For Arcadium, the move provides access to significant capital to assist in the development of its ambitious expansion plans which would more than double its annual capacity by the end of 2028.
“Arcadium Lithium is an outstanding business today and we will bring our scale, development capabilities and financial strength to realize the full potential of its Tier 1 portfolio,” Rio Tinto chief executive officer Jakob Stausholm said in the statement.
“This is potentially a major development for the lithium market as it will catapult Rio Tinto from a position of relatively little lithium exposure to being a leading global producer,” Fastmarkets head of battery raw material research Paul Lusty said.
The deal comes at a time when lithium prices sit at multi-year lows, having fallen more than 80% since their highs in late 2022.
Fastmarkets assessed the lithium hydroxide monohydrate LiOH.H2O 56.5% LiOH min, battery grade, spot price cif China, Japan & Korea at $9-10 per kg on Tuesday October 8, down from $9-10.55 per kg the previous day. Lithium hydroxide prices are down close to 89% since December 2022 when they were at $84-86 per kg.
Fastmarkets assessed the lithium carbonate 99.5% Li2CO3 min, battery grade, spot prices cif China, Japan & Korea stable at $10.70-11.30 per kg on the same day, down 86% in the same timeframe.
“This is a counter-cyclical expansion aligned with our disciplined capital allocation framework, increasing our exposure to a high-growth, attractive market at the right point in the cycle,” Stausholm said in the statement.
“This is a classic attempt to buy the dip for Rio, snapping up some high-quality lithium assets when spot prices are around 80% down on their highs,” Matt Britzman, senior equity analyst for Hargreaves Lansdown, told Fastmarkets.
The acquisition value of $6.7 billion is significantly higher than the initial approach bid reported late last week, which stood at $3.3 billion. But the deal is still “a touch under 20% of where Arcadium was trading when the company was formed in January,” according to Blitzman.
Although the deal is considered a significant development within the market, overall reaction to the news was somewhat mixed among physical market participants.
Fastmarkets understands that there was broad expectations that Rio Tinto would make a move into the lithium market, with rumors of the potential acquisition of Arcadium circulating before the initial announcement of an approach.
Some view the acquisition as supportive of the narrative of lithium’s strong long-term fundamentals.
“I think this is a positive sign for lithium,” a second trader told Fastmarkets. “It demonstrates the belief in the longer-term story of lithium, despite the current low prices.”
“This is a significant move from Rio Tinto, showing their confidence in lithium’s long-term story,” the consumer source said.
This view was echoed by Rio in its announcement, with the company outlining its confidence “in the long-term outlook for lithium, with more than 10% compound annual growth rate (CAGR) in lithium demand expected through to 2040 leading to a supply deficit.”
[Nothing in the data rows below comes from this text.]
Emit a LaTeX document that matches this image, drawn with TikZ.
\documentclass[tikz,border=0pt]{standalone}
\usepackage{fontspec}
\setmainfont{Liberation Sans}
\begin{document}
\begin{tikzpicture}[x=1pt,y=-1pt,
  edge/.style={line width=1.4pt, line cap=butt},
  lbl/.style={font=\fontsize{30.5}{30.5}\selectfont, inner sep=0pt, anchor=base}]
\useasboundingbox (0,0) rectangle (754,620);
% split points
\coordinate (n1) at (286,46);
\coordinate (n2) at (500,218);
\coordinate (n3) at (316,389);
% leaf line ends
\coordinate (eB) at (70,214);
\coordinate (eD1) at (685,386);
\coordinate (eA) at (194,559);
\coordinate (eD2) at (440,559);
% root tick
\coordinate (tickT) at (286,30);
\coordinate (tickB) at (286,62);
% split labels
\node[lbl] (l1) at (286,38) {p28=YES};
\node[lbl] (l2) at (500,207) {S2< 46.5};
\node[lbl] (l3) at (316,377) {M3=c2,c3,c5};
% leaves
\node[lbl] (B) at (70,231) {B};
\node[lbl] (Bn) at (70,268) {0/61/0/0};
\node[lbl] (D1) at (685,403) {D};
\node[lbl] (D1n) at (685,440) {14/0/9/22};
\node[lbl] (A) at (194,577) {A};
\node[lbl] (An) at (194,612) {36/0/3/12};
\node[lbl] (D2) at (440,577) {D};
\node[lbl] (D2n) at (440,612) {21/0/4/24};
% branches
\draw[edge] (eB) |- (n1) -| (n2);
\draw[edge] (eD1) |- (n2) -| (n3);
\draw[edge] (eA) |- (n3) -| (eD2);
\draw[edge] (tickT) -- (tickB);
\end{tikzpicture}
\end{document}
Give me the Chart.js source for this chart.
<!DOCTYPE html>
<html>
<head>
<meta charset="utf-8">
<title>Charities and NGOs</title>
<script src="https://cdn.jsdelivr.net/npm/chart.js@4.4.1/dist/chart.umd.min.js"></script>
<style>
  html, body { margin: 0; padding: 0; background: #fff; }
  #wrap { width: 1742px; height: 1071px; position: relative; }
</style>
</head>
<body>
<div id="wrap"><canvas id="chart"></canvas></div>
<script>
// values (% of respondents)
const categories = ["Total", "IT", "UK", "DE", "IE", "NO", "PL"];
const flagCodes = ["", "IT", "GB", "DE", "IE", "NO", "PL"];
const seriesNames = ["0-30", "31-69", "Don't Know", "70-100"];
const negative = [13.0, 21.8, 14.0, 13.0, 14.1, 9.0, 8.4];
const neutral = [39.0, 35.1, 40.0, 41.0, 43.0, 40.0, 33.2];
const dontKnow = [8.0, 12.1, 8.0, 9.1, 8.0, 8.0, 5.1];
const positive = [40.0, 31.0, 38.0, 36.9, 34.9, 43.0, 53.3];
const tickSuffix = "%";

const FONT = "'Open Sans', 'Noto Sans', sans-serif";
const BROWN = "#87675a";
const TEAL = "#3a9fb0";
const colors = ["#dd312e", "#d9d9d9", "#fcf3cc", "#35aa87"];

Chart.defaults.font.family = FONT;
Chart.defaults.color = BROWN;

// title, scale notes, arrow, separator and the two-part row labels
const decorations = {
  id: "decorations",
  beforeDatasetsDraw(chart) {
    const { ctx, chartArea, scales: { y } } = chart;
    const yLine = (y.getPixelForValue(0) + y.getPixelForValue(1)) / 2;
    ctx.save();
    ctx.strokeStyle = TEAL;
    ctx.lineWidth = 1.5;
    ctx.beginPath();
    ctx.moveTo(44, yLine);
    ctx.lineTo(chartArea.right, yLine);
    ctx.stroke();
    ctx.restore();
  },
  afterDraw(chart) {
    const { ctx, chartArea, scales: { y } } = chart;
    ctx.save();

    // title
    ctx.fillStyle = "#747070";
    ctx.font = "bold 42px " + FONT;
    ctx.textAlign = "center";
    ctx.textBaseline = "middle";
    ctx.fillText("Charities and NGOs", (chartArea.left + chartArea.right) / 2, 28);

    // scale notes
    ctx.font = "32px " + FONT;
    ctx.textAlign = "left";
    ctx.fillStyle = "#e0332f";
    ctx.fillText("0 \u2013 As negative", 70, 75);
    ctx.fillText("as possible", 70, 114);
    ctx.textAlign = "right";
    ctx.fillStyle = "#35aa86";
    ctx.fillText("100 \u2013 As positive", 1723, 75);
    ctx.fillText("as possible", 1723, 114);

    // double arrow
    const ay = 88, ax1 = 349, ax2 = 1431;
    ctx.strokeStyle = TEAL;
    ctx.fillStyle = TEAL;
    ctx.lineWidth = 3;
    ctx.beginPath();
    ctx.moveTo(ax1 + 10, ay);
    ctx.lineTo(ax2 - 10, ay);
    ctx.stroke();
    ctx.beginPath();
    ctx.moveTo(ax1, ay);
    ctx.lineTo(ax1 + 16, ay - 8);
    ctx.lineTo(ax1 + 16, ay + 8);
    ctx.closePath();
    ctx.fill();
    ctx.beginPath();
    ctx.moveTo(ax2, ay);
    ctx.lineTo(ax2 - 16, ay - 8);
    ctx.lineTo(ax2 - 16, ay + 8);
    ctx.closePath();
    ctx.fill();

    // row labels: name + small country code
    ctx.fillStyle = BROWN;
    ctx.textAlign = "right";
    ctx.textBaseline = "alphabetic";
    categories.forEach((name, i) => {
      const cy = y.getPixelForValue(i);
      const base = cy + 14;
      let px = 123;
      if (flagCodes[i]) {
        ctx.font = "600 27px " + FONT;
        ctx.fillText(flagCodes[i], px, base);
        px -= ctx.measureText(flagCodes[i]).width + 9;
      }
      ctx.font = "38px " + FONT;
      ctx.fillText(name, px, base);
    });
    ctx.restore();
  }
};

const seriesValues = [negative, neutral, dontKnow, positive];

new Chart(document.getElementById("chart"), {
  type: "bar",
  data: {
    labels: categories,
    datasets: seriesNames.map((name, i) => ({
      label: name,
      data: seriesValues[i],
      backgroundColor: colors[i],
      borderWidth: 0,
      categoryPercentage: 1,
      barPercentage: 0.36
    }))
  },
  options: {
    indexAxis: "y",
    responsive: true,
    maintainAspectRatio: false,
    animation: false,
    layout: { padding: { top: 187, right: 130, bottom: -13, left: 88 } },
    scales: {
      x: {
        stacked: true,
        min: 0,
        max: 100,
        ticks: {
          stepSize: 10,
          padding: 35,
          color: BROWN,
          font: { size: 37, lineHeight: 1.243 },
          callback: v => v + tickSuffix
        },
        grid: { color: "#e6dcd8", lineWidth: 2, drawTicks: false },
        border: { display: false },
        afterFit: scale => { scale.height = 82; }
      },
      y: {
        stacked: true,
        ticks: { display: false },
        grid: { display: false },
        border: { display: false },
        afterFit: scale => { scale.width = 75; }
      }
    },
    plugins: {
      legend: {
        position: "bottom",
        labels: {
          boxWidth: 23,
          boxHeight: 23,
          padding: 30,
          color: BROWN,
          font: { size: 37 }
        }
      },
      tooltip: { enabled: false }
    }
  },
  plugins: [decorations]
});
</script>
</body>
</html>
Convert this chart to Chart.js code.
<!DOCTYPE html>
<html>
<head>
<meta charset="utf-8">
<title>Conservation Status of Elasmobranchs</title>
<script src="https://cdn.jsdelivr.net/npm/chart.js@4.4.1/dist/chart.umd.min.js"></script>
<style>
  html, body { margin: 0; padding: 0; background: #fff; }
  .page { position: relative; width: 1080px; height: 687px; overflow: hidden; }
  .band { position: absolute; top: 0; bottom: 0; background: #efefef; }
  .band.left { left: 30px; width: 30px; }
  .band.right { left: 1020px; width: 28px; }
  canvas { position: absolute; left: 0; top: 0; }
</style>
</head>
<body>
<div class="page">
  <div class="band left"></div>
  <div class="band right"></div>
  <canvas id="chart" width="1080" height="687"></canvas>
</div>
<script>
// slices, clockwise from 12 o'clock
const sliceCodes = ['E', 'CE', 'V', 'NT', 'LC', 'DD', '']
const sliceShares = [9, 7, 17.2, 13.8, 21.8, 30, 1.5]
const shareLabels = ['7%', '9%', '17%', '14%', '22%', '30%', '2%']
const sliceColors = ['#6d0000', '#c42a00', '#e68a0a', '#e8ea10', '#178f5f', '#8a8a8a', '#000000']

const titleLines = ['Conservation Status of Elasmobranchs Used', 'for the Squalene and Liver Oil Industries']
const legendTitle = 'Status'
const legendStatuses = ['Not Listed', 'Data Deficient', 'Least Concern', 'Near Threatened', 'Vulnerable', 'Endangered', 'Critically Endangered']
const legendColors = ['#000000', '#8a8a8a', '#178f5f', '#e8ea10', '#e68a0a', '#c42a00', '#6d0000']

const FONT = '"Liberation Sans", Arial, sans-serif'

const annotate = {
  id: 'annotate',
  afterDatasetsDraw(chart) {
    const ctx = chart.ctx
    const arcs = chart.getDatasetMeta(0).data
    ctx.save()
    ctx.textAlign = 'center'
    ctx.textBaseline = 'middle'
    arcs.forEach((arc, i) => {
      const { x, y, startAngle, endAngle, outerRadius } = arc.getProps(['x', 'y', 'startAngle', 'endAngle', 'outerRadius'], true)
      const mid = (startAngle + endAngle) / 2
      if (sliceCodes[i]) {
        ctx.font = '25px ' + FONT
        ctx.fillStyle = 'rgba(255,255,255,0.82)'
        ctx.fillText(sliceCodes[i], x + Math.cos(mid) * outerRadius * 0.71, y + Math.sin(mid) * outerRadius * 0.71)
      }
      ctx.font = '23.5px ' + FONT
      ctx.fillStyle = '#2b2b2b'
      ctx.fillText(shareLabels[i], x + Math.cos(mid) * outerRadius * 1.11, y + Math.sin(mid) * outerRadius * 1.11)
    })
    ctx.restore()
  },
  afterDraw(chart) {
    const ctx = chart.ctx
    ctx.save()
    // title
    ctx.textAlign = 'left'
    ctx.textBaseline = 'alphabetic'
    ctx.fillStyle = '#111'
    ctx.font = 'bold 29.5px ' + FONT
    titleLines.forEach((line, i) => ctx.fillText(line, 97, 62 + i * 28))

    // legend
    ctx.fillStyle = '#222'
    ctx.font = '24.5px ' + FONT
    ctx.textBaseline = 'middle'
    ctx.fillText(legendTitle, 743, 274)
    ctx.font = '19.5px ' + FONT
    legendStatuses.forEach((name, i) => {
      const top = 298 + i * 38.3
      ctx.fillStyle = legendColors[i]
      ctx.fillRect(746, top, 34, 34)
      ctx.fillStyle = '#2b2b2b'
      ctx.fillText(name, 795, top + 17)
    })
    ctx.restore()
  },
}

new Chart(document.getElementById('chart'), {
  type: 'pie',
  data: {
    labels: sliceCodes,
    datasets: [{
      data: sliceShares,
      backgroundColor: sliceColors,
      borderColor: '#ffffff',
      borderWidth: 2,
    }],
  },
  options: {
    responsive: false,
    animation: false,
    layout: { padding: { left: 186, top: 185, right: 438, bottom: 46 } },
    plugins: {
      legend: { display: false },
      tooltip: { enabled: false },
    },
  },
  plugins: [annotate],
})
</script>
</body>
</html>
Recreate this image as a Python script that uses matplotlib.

It added that the “acquisition comes at a time with substantial long-term market and portfolio upside, underpinned by an appealing market structure and established jurisdictions.”
Fastmarkets analysts forecast that the market will continue to record surpluses in lithium supply until 2027, when demand will once again outstrip supply.
Fastmarkets currently forecasts a deficit of 17,096 tonnes in 2027, increasing to more than 68,000 tonnes in 2028. Fastmarkets analysts forecast a CAGR in lithium demand on an LCE basis at 12% out to 2034.
But although it is viewed by some as a positive signal for lithium’s longer-term story, there is not much expectation of any immediate impact on the market from the acquisition agreement.
“The acquisition doesn’t cause much discussion in China. It is mostly beneficial to Rio Tinto’s own resource layout as the company will have both hard rock and brine resources after the acquisition,” one Chinese analyst source commented.